The being part of us is flabbergasted by this idea of God in human flesh. God should be in heaven where any respectable God should be. What does the Bible mean by saying that when we see this carpenter who grew up in Nazareth, who sweated when he labored, and who wore a peasant’s robe, we see God? When we see him touch a leper, eat, drink, and make merry with the disreputables of this world, and even when we see him nailed to a cross bleeding, hurting, and dying—when we see him doing all these things, we are supposed to see God? But the New Testament says over and over, “Yes,” and also maintains that this intention of God becoming action is the key not only to who God is but also to who we shall be. 

The doing of Jesus can never allow us to be content with a religion which is not as worldly, earthy, and concrete as was the life of Jesus. A religion without real, practical, and sacrificial expressions of love and justice is a travesty and a sham. There can be no following Jesus without the “doing”—without the Word once again becoming flesh in and through us. Our faith is dead if God’s intention becoming action does not occur in our lives. If we are human, we will do, manipulate, create, build, and transform our environment. However, it is in this carpenter from Nazareth that we discover what kind of doing is worthy of God and of our humanity embraced by God through the Incarnation. 

The word logos has another dimension in the New Testament. In the Greek culture logos had the meaning of purpose and was the key to understanding the whole and the parts of our world. To be human is to ask questions like: What is the meaning of the universe? What is the meaning of life? What is the meaning of my life? This aspect of word is associated with philosophy, a discipline in which the Greeks excelled. 
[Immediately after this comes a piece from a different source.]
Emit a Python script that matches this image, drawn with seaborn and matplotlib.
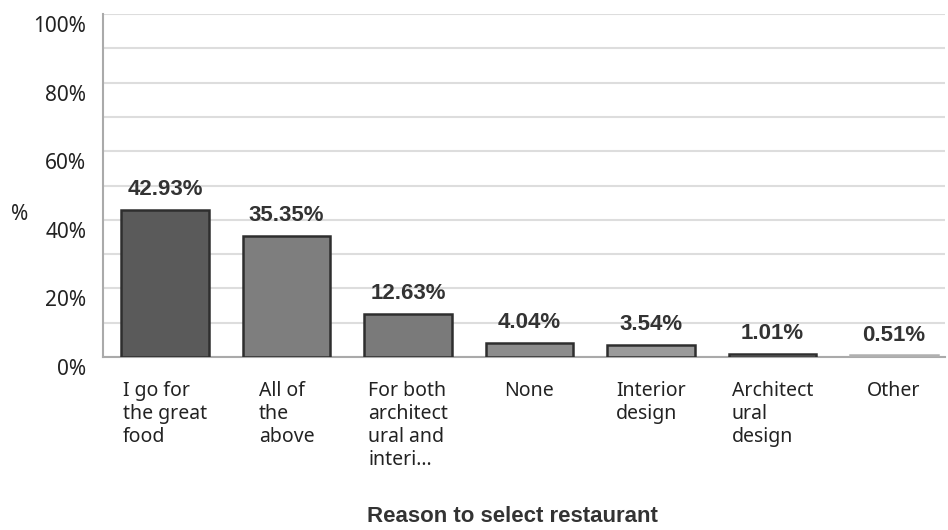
import matplotlib
matplotlib.use("Agg")
import matplotlib.pyplot as plt
import matplotlib.transforms as mtransforms
import seaborn as sns
import pandas as pd

categories = ["I go for\nthe great\nfood", "All of\nthe\nabove",
              "For both\narchitect\nural and\ninteri...", "None",
              "Interior\ndesign", "Architect\nural\ndesign", "Other"]
values = [42.93, 35.35, 12.63, 4.04, 3.54, 1.01, 0.51]
value_labels = ["42.93%", "35.35%", "12.63%", "4.04%", "3.54%", "1.01%", "0.51%"]
ytick_vals = [0, 20, 40, 60, 80, 100]
ytick_labels = ["0%", "20%", "40%", "60%", "80%", "100%"]
bar_colors = ["#5a5a5a", "#7e7e7e", "#7a7a7a", "#8c8c8c", "#9a9a9a", "#9a9a9a", "#9a9a9a"]

sns.set_theme(style="white")
plt.rcParams['font.family'] = ['Noto Sans', 'DejaVu Sans']

df = pd.DataFrame({"cat": categories, "val": values})

fig = plt.figure(figsize=(9.48, 5.30), dpi=100)
ax = fig.add_axes([103/948, 1-357/530, (945-103)/948, (357-14)/530])

sns.barplot(data=df, x="cat", y="val", hue="cat", palette=bar_colors,
            legend=False, width=0.72, ax=ax, saturation=1, zorder=3)
for i, p in enumerate(ax.patches):
    p.set_edgecolor("#2e2e2e" if i < 6 else "#b0b0b0")
    p.set_linewidth(1.8)

ax.set_ylim(0, 100)
ax.set_xlim(-0.51, 6.42)

ax.set_yticks(ytick_vals)
ax.set_yticklabels(ytick_labels, fontsize=15, color="#222222")
ax.set_yticks([10, 30, 50, 70, 90], minor=True)
ax.grid(axis="y", which="both", color="#dddddd", linewidth=1.5, zorder=0)
ax.tick_params(axis="both", which="both", length=0)
ax.tick_params(axis="y", pad=12)
offset = mtransforms.ScaledTranslation(0, -10/100, fig.dpi_scale_trans)
for lbl in ax.get_yticklabels():
    lbl.set_transform(lbl.get_transform() + offset)

ax.set_xticks(range(len(categories)))
ax.set_xticklabels(categories, fontsize=14, color="#222222",
                   ha="center", va="top", multialignment="left", linespacing=1.2)
ax.tick_params(axis="x", pad=17)

for s in ["top", "right"]:
    ax.spines[s].set_visible(False)
for s in ["left", "bottom"]:
    ax.spines[s].set_color("#aaaaaa")
    ax.spines[s].set_linewidth(1.5)

for i, (v, t) in enumerate(zip(values, value_labels)):
    ax.annotate(t, (i, v), xytext=(0, 7), textcoords="offset points",
                ha="center", va="bottom", fontsize=16, fontweight="bold",
                color="#333333", family=["Liberation Sans", "DejaVu Sans"])

ax.set_ylabel("")
ax.set_xlabel("")
fig.text(20/948, 1-215/530, "%", fontsize=15, color="#222222", ha="center", va="center")
fig.text(512/948, 1-516/530, "Reason to select restaurant", fontsize=16,
         fontweight="bold", color="#333333", ha="center", va="center",
         family=["Liberation Sans", "DejaVu Sans"])

fig.savefig("out.png", dpi=100)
I believe our capacity to ask the question “Why?” and to search for meaning in life is what makes us human. We need a reason to live, and we need meaning to give us the courage to face the trials of life, including death. Victor Frankl was a Viennese psychoanalyst who as a Jew was interred in a Nazi concentration camp. In these inhuman conditions he discovered that the basic need of every human being was to find meaning in one’s life. Without a meaning worthy of our humanity, we lose our humanity. He observed that those imprisoned by the Nazis who had meaning in their lives also found the will to continue and survive—to face the worst of hardships and inexpressible cruelty—to maintain their humanity in dehumanizing conditions. Even those who did meet their deaths in gas chambers did so with a dignity and courage which had their source in the meaning they found in their identity and affirmation as children of God. Frankl survived the Holocaust and went on to write his profound book entitled Man’s Search for Meaning. In that inspiring volume, he wrote about his discovery that meaning worthy of our identity as human beings is the most important ingredient in maintaining our humanity. I cannot help but wonder if so much of the confusion, cruelty, despair, and scapegoating currently afflicting our world is rooted in the lack of worthy meaning so many people apparently experience in our materialistic cynicism.
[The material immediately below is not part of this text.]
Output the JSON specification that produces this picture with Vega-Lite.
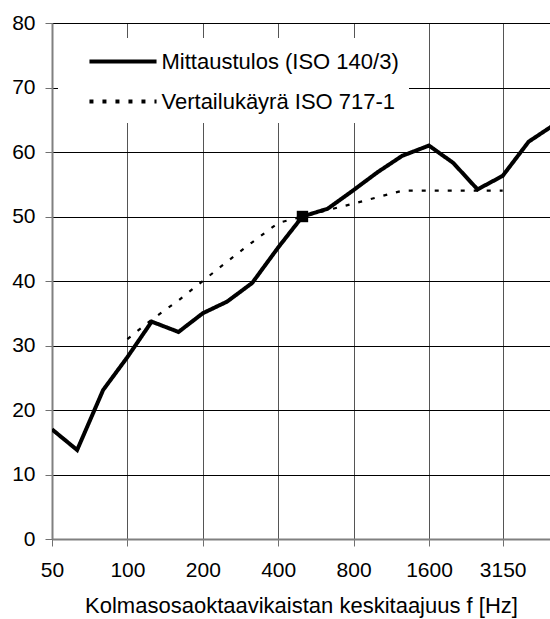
{
  "$schema": "https://vega.github.io/schema/vega-lite/v6.json",
  "width": 498,
  "height": 516,
  "autosize": {"type": "none"},
  "padding": {"left": 52, "top": 23, "right": 0, "bottom": 80},
  "background": "white",
  "config": {"view": {"stroke": null}, "font": "Liberation Sans"},
  "datasets": {
    "measured": [
      {"f": 50, "v": 17.0, "series": "Mittaustulos (ISO 140/3)"},
      {"f": 63, "v": 13.8, "series": "Mittaustulos (ISO 140/3)"},
      {"f": 80, "v": 23.1, "series": "Mittaustulos (ISO 140/3)"},
      {"f": 100, "v": 28.2, "series": "Mittaustulos (ISO 140/3)"},
      {"f": 125, "v": 33.7, "series": "Mittaustulos (ISO 140/3)"},
      {"f": 160, "v": 32.1, "series": "Mittaustulos (ISO 140/3)"},
      {"f": 200, "v": 35.0, "series": "Mittaustulos (ISO 140/3)"},
      {"f": 250, "v": 36.8, "series": "Mittaustulos (ISO 140/3)"},
      {"f": 315, "v": 39.7, "series": "Mittaustulos (ISO 140/3)"},
      {"f": 400, "v": 45.2, "series": "Mittaustulos (ISO 140/3)"},
      {"f": 500, "v": 50.0, "series": "Mittaustulos (ISO 140/3)"},
      {"f": 630, "v": 51.2, "series": "Mittaustulos (ISO 140/3)"},
      {"f": 800, "v": 54.1, "series": "Mittaustulos (ISO 140/3)"},
      {"f": 1000, "v": 56.9, "series": "Mittaustulos (ISO 140/3)"},
      {"f": 1250, "v": 59.4, "series": "Mittaustulos (ISO 140/3)"},
      {"f": 1600, "v": 61.0, "series": "Mittaustulos (ISO 140/3)"},
      {"f": 2000, "v": 58.3, "series": "Mittaustulos (ISO 140/3)"},
      {"f": 2500, "v": 54.2, "series": "Mittaustulos (ISO 140/3)"},
      {"f": 3150, "v": 56.3, "series": "Mittaustulos (ISO 140/3)"},
      {"f": 4000, "v": 61.6, "series": "Mittaustulos (ISO 140/3)"},
      {"f": 5000, "v": 64.1, "series": "Mittaustulos (ISO 140/3)"}
    ],
    "reference": [
      {"f": 100, "v": 31, "series": "Vertailukäyrä ISO 717-1"},
      {"f": 125, "v": 34, "series": "Vertailukäyrä ISO 717-1"},
      {"f": 160, "v": 37, "series": "Vertailukäyrä ISO 717-1"},
      {"f": 200, "v": 40, "series": "Vertailukäyrä ISO 717-1"},
      {"f": 250, "v": 43, "series": "Vertailukäyrä ISO 717-1"},
      {"f": 315, "v": 46, "series": "Vertailukäyrä ISO 717-1"},
      {"f": 400, "v": 49, "series": "Vertailukäyrä ISO 717-1"},
      {"f": 500, "v": 50, "series": "Vertailukäyrä ISO 717-1"},
      {"f": 630, "v": 51, "series": "Vertailukäyrä ISO 717-1"},
      {"f": 800, "v": 52, "series": "Vertailukäyrä ISO 717-1"},
      {"f": 1000, "v": 53, "series": "Vertailukäyrä ISO 717-1"},
      {"f": 1250, "v": 54, "series": "Vertailukäyrä ISO 717-1"},
      {"f": 1600, "v": 54, "series": "Vertailukäyrä ISO 717-1"},
      {"f": 2000, "v": 54, "series": "Vertailukäyrä ISO 717-1"},
      {"f": 2500, "v": 54, "series": "Vertailukäyrä ISO 717-1"},
      {"f": 3150, "v": 54, "series": "Vertailukäyrä ISO 717-1"}
    ],
    "marker": [{"f": 500, "v": 50}]
  },
  "encoding": {
    "x": {
      "field": "f",
      "type": "quantitative",
      "scale": {"type": "log", "domain": [50, 4867], "nice": false},
      "axis": {
        "values": [50, 100, 200, 400, 800, 1600, 3150],
        "format": "d",
        "title": "Kolmasosaoktaavikaistan keskitaajuus f [Hz]",
        "titleFont": "Liberation Sans",
        "titleFontSize": 22,
        "titleFontWeight": "normal",
        "titleColor": "black",
        "titlePadding": 15,
        "labelFont": "Liberation Sans",
        "labelFontSize": 21,
        "labelColor": "black",
        "labelPadding": 13,
        "labelFlush": false,
        "labelOverlap": false,
        "ticks": true,
        "tickSize": 7,
        "tickColor": "#707070",
        "domainColor": "#808080",
        "domainWidth": 2,
        "gridColor": "#555555",
        "gridWidth": 1
      }
    },
    "y": {
      "field": "v",
      "type": "quantitative",
      "scale": {"domain": [0, 80], "nice": false},
      "axis": {
        "values": [0, 10, 20, 30, 40, 50, 60, 70, 80],
        "title": null,
        "labelFont": "Liberation Sans",
        "labelFontSize": 21,
        "labelColor": "black",
        "labelPadding": 10,
        "labelFlush": false,
        "ticks": true,
        "tickSize": 7,
        "tickColor": "#707070",
        "domainColor": "#808080",
        "domainWidth": 2,
        "gridColor": "black",
        "gridWidth": 1
      }
    }
  },
  "layer": [
    {
      "data": {"name": "reference"},
      "mark": {"type": "line", "clip": true, "color": "black", "strokeWidth": 2.2},
      "encoding": {
        "strokeDash": {
          "field": "series",
          "type": "nominal",
          "scale": {"domain": ["Mittaustulos (ISO 140/3)", "Vertailukäyrä ISO 717-1"], "range": [[1, 0], [4, 9]]},
          "legend": {
            "title": null,
            "orient": "none",
            "legendX": 6,
            "legendY": 15,
            "fillColor": "white",
            "padding": 10,
            "symbolType": "M-3,0H3",
            "symbolSize": 500,
            "symbolStrokeWidth": 4,
            "symbolStrokeColor": "black",
            "symbolOffset": 41.5,
            "labelOffset": 25,
            "labelFont": "Liberation Sans",
            "labelFontSize": 22,
            "labelColor": "black",
            "labelLimit": 400,
            "rowPadding": 15
          }
        }
      }
    },
    {
      "data": {"name": "measured"},
      "mark": {"type": "line", "clip": true, "color": "black", "strokeWidth": 4},
      "encoding": {
        "strokeDash": {"field": "series", "type": "nominal"}
      }
    },
    {
      "data": {"name": "marker"},
      "mark": {"type": "point", "shape": "square", "filled": true, "color": "black", "size": 130, "opacity": 1}
    }
  ]
}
But being able to ask why is not enough. There are many people who have discovered purposes for their lives as well as reasons to live and to die. However, the problem is that many of their purposes have become destructive forces in their lives and in our world. Fanatical Nazis were willing to fight and lay down their lives in obedience to the monster they called their Fuhrer. Modern-day terrorists are willing to sacrifice their lives as they pursue the rabid lunacy of a distorted religion. (Islam is not the problem. Fundamentalist Islam, like fundamentalist Christianity, fundamentalist atheism, and fundamentalist anything else, is the problem.) Money-hungry people who are addicted to greed spend an incredible amount of time and energy in their pursuit of wealth. We currently see politicians devoted to racist, greedy, and unjust policies doing all they can with monumental efforts and devotion to destroy any government which is truly “of, for, and by the people.” There are those religious racketeers who devote their lives to sick religion lacking in grace and righteousness. Frank Stagg, my Greek professor at seminary, said that he didn’t worry much about the lazy people in this world. Those he most feared were the ones who had strong but misguided convictions. His comment reminded me of the English statesman who quipped that he would rather face a thousand armed men on horseback than one solitary Calvinist bent on doing the will of God. Most of us will find some meaning, purpose, and reason in life. Whether such is worthy of our Creator and our humanity is another matter. 

John says that in Jesus, we can find the logos because he is the logos. The amazing and scandalous claim of the Christian faith is that Jesus is the key to the mystery of our identity and to the goal of our universe.  Doing is necessary, but doing without worthy meaning has been the cause of much of our world’s suffering, injustice, and sin. We must be doers of the Word, but we must make sure we are doers of the Word and that our lives are grounded through faithful dialogue and through disciplined and compassionate vision in the Word which alone knows what ultimately matters. 

Of course, in a very real sense, we can’t so easily distinguish being from doing because they are vitally connected. What we are determines what we do, and what we do affects who we are. But the critical questions for us as human beings and doer-be-ers of this planet are these:

  1. What should we do?
  2. What are we meant to be? 
  3. What is the calling, mission, and meaning of our lives and of this universe?
  4. Who are we as children of God and followers of Jesus? 

The New Testament makes the incredible claim that in Jesus, this impoverished carpenter from Nazareth, we see, with the veil removed and the mystery pulled aside, the perfect example of being and doing as well as the only hope we have of letting that Living Word and Divine Intention become active and determinative in our lives. 

John Bunyan ended his devotional classic Pilgrim’s Progress with these words: “Then said Evangelist, ‘Keep that Light in your eye, and go directly thereto, so you shall see the Gate.’” At its foundation, the Christian faith proclaims that Jesus is the Light of the world, the Revealer of all that matters in this life and beyond, and the One in whom God has shown us the way to be, to do, and to live. If we keep that light before us, we cannot go wrong.